We know Spring is around the corner when ants begin to appear en masse in the Bierker household. No prognosticator shadow seeing groundhog needed. Now, groundhogs in the garden, I have no problem exterminating. But ants? Those little hard working creatures? It is not like they are fire ants attacking me or my wife. Or a wasp. Or even a fly buzzing around my head...all of which I can justify taking out. These ants are just trying to get by, and are feeding off of stuff that we have left behind.

Yesterday, no fooling, Lina left a plate on our kitchen elevated table for two that was coated with grease, sprinkled with bagel crumbs and eggs, and flecks of cheese. Could feed a Patton-sized Army of Ants. We headed off in a hurry to church. I was out in the car getting my GPS working so I saw not her egregious error. Nary an ant when we returned several hours later. Me, in making the bagel egg and cheese sandwich, dropped a small piece of the creation in the corner of the sink, and it was an ant convention. A writhing ant orgy of food. Once again, Lina skates and I crash. Not sure why.

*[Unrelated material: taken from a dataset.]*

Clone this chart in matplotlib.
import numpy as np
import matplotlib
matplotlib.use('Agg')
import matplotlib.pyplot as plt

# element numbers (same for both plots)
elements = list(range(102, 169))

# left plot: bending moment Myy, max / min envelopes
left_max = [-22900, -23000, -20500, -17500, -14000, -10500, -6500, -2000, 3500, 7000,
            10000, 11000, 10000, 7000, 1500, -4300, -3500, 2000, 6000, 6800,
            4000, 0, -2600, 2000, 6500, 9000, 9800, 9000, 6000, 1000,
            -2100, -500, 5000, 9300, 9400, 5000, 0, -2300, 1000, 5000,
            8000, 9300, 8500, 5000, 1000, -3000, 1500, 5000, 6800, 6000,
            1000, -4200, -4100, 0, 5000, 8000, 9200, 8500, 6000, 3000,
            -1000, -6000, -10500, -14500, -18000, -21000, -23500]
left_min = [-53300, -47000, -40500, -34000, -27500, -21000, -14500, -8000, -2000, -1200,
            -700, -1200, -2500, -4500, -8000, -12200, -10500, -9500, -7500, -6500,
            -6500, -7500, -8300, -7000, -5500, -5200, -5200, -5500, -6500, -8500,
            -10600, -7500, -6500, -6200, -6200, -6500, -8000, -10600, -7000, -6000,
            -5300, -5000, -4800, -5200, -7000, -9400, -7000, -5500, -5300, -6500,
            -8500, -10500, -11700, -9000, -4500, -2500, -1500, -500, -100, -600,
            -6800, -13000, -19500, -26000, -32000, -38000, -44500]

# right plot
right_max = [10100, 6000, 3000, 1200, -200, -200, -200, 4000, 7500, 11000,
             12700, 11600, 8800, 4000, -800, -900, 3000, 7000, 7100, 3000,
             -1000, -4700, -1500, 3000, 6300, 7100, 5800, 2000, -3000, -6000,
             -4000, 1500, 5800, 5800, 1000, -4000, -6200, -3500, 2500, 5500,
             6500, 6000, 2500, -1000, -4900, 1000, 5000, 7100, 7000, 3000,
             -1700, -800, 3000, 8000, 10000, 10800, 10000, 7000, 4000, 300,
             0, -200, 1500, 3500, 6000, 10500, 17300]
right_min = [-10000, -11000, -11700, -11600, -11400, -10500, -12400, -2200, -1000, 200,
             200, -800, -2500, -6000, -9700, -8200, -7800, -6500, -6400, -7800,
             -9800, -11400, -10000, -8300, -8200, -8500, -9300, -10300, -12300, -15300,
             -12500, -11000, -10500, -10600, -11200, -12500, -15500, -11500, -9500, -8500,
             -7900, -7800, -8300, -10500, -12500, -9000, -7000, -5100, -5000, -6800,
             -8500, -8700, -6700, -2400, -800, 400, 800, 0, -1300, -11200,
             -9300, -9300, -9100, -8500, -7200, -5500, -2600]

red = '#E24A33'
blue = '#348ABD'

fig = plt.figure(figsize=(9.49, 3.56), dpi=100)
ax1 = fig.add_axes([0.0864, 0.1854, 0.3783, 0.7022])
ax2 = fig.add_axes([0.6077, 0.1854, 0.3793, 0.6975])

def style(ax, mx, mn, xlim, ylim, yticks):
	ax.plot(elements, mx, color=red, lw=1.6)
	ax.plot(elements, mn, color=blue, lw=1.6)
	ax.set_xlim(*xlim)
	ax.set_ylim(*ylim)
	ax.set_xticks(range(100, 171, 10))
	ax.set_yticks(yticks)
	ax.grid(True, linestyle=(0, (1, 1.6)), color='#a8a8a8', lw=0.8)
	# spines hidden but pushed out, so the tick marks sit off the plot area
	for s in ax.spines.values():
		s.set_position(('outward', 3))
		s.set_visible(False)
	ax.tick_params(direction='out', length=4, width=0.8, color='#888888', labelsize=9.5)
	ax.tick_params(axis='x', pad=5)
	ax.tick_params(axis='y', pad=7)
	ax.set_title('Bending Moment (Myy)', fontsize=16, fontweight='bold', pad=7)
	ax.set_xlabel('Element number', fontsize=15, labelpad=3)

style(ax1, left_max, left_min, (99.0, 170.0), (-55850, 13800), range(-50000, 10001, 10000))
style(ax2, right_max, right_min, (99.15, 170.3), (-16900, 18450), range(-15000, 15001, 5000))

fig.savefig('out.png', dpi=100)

Lina also gets much more worked up about the ants in general. I have a "live and live" perspective, until the ants do what they did yesterday by swarming. I have an upper limit of tolerance. Yet, a group of ants on patrol for food, doing what God created them to do, I feel queasy about killing them. It feels like speciesism. How would I like it if a much larger creature than me crushed my cranium just because I was looking for some grub with my homeys? They ain't hurting me. 

So, I ask again, would Jesus kill an ant?